How does divisional structure impact HR and talent management?

Divisional structure fundamentally transforms HR and talent management by creating tension between divisional autonomy and enterprise consistency. HR must design systems that allow divisions to tailor practices to their specific talent markets, business needs, and cultures while maintaining corporate standards for compliance, equity, and strategic alignment. This typically results in a federated HR model where corporate HR sets frameworks, policies, and minimum standards while divisional HR teams implement and adapt these within their units. HR business partners become critical bridges between corporate strategy and divisional execution.

Talent acquisition and development become more complex as divisions may compete for similar talent, require different competency profiles, or offer varying employee value propositions. HR must establish processes for identifying high-potential employees across divisions, facilitating cross-divisional mobility, and preventing talent hoarding by division leaders focused solely on their unit's performance.
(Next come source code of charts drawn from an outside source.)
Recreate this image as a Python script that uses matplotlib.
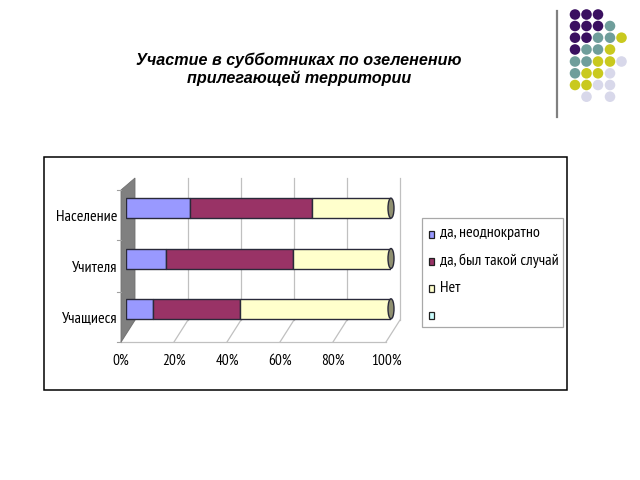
import matplotlib
matplotlib.use("Agg")
import matplotlib.pyplot as plt
from matplotlib.patches import Rectangle, Polygon, Ellipse
from matplotlib.lines import Line2D
import numpy as np

# ---------------- data ----------------
categories = ["Учащиеся", "Учителя", "Население"]
series_names = ["да, неоднократно", "да, был такой случай", "Нет", ""]
val_many = [10, 15, 24]
val_once = [33, 48, 46]
val_no = [57, 37, 30]
x_ticks = [0, 20, 40, 60, 80, 100]
x_tick_labels = ["0%", "20%", "40%", "60%", "80%", "100%"]
title_text = "Участие в субботниках по озеленению\nприлегающей территории"

# decorative dots (rows top->bottom, columns left->right); '' = empty
dot_rows = [
    ["P", "P", "P", "", ""],
    ["P", "P", "P", "T", ""],
    ["P", "P", "T", "T", "Y"],
    ["P", "T", "T", "Y", ""],
    ["T", "T", "Y", "Y", "L"],
    ["T", "Y", "Y", "L", ""],
    ["Y", "Y", "L", "L", ""],
    ["", "L", "", "L", ""],
]
dot_colors = {"P": "#3a1060", "T": "#6f9e9b", "Y": "#c9c91e", "L": "#d8d8ea"}

col_many = "#9999ff"
col_once = "#993366"
col_no = "#ffffcc"
col_empty = "#ccffff"
series_colors = [col_many, col_once, col_no, col_empty]

W, H = 640, 480
fig = plt.figure(figsize=(6.4, 4.8), dpi=100)
fig.patch.set_facecolor("white")

narrow = ["PT Sans Narrow", "DejaVu Sans"]

def fx(px):
    return px / W

def fy(py):
    return 1 - py / H

# ---------------- decoration (full-figure axes in pixel coords) ----------------
deco = fig.add_axes([0, 0, 1, 1])
deco.set_xlim(0, W)
deco.set_ylim(H, 0)
deco.axis("off")
col_x = [575, 586.5, 598, 610, 621.5]
row_y = [14.5, 26, 37.7, 49.5, 61.5, 73.3, 85, 96.7]
for r, row in enumerate(dot_rows):
    for c, key in enumerate(row):
        if key:
            deco.scatter([col_x[c]], [row_y[r]], s=58, color=dot_colors[key],
                         edgecolors="none", zorder=3)
deco.plot([557, 557], [11, 117], color="#808080", lw=1.6)

# chart frame
deco.add_patch(Rectangle((43.5, 156.5), 523, 233.5, fill=False,
                         edgecolor="#000000", lw=1.1))

# title
fig.text(fx(299), fy(69.5), title_text, ha="center", va="center",
         fontsize=11.6, fontweight="bold", style="italic",
         family=["Liberation Sans", "DejaVu Sans"], linespacing=1.2)

# ---------------- legend (drawn in pixel coords) ----------------
deco.add_patch(Rectangle((421.5, 217.5), 141.5, 109.5, fill=False,
                         edgecolor="#a8a8a8", lw=0.9, zorder=2))
leg_y = [234, 261, 288, 315]
for yy, name, colr in zip(leg_y, series_names, series_colors):
    deco.add_patch(Rectangle((428.5, yy - 3.5), 5.5, 7.5, facecolor=colr,
                             edgecolor="#202020", lw=0.9, zorder=3))
    deco.text(440, yy - 0.5, name, ha="left", va="center", fontsize=11.5,
              family=narrow, color="#000000")

# ---------------- main chart axes ----------------
ax_left, ax_right = 126, 391
ax_top, ax_bot = 183, 334
ax = fig.add_axes([fx(ax_left), fy(ax_bot), (ax_right - ax_left) / W,
                   (ax_bot - ax_top) / H])
ax.set_xlim(0, 100)
ax.set_ylim(-0.5, 2.5)
ax.axis("off")
sx = (ax_right - ax_left) / 100.0
sy = (ax_bot - ax_top) / 3.0

def P(v, c, dx, dy):
    """data point offset by pixel dx (right) / dy (down)."""
    return (v + dx / sx, c - dy / sy)

back_dx, back_top_dy, back_bot_dy = 9, -5, -14
front_dx, front_top_dy, front_bot_dy = -5, 7, 8

grid_col = "#c0c0c0"
# back gridlines + floor diagonals
for v, lab in zip(x_ticks, x_tick_labels):
    bt = P(v, 2.5, back_dx, back_top_dy)
    bb = P(v, -0.5, back_dx, back_bot_dy)
    fb = P(v, -0.5, front_dx, front_bot_dy)
    if v != 0:
        ax.add_line(Line2D([bt[0], bb[0]], [bt[1], bb[1]], color=grid_col,
                           lw=0.9, clip_on=False, zorder=1))
    ax.add_line(Line2D([bb[0], fb[0]], [bb[1], fb[1]], color=grid_col,
                       lw=0.9, clip_on=False, zorder=1))
    ax.text(fb[0], fb[1] - 19 / sy, lab,
            ha="center", va="center", fontsize=11, family=narrow,
            color="#000000", clip_on=False)

# front floor edge line
fl = P(0, -0.5, front_dx, front_bot_dy)
fr = P(100, -0.5, front_dx, front_bot_dy)
ax.add_line(Line2D([fl[0], fr[0]], [fl[1], fr[1]], color=grid_col, lw=0.9,
                   clip_on=False, zorder=1))

# left wall
wall = [P(0, -0.5, front_dx, front_bot_dy), P(0, 2.5, front_dx, front_top_dy),
        P(0, 2.5, back_dx, back_top_dy), P(0, -0.5, back_dx, back_bot_dy)]
ax.add_patch(Polygon(wall, closed=True, facecolor="#808080",
                     edgecolor="#707070", lw=0.6, clip_on=False, zorder=1.5))

# category boundary ticks on the left
for b in [-0.5, 0.5, 1.5, 2.5]:
    p = P(0, b, front_dx, front_bot_dy if b < 1 else front_top_dy)
    ax.add_line(Line2D([p[0] - 4 / sx, p[0]], [p[1], p[1]], color="#a0a0a0",
                       lw=0.8, clip_on=False))

# category labels
for i, name in enumerate(categories):
    p = P(0, i, front_dx - 4, 9)
    ax.text(p[0], p[1], name, ha="right", va="center", fontsize=11.5,
            family=narrow, color="#000000", clip_on=False)

# bars
y = np.arange(len(categories))
bar_h = 20 / sy
edge = "#2a2a3a"
left1 = np.array(val_many)
left2 = left1 + np.array(val_once)
ax.barh(y, val_many, left=0, height=bar_h, color=col_many, edgecolor=edge,
        lw=1.0, zorder=3)
ax.barh(y, val_once, left=left1, height=bar_h, color=col_once, edgecolor=edge,
        lw=1.0, zorder=3)
ax.barh(y, val_no, left=left2, height=bar_h, color=col_no, edgecolor=edge,
        lw=1.0, zorder=3)
# rounded right ends
for i in range(len(categories)):
    tot = val_many[i] + val_once[i] + val_no[i]
    ax.add_patch(Ellipse((tot, i), 6 / sx, bar_h, facecolor="#8f8f70",
                         edgecolor=edge, lw=1.0, zorder=4, clip_on=False))

fig.savefig("out.png", dpi=100)
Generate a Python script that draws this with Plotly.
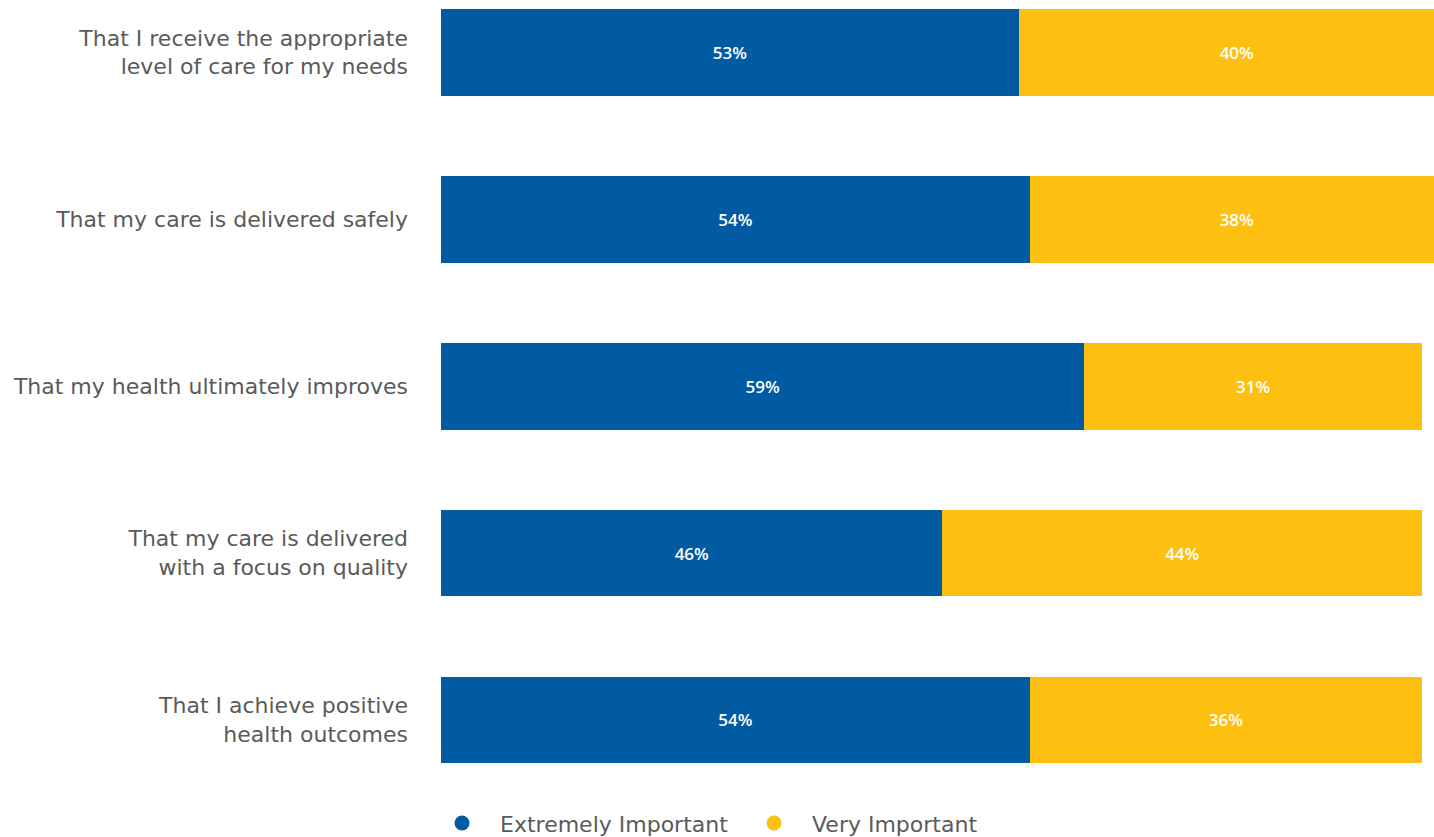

Compensation and benefits require careful calibration to ensure internal equity while allowing divisions to compete effectively in their specific labor markets. Performance management systems must align individual goals with both divisional objectives and corporate strategy, creating clear line of sight across organizational levels.

Leadership development takes on heightened importance as divisional structures create general management roles that serve as training grounds for future enterprise leaders. HR should implement rotation programs that expose high-potential talent to different divisions, building enterprise perspective alongside divisional expertise. Succession planning must occur at both divisional and corporate levels, ensuring bench strength for critical roles. Culture management becomes challenging as divisions develop distinct subcultures; HR must actively cultivate shared values and behaviors that transcend divisional boundaries while respecting legitimate cultural differences that support divisional effectiveness. Technology platforms, data standards, and HR analytics require enterprise-wide consistency to enable talent visibility and informed decision-making across the organization.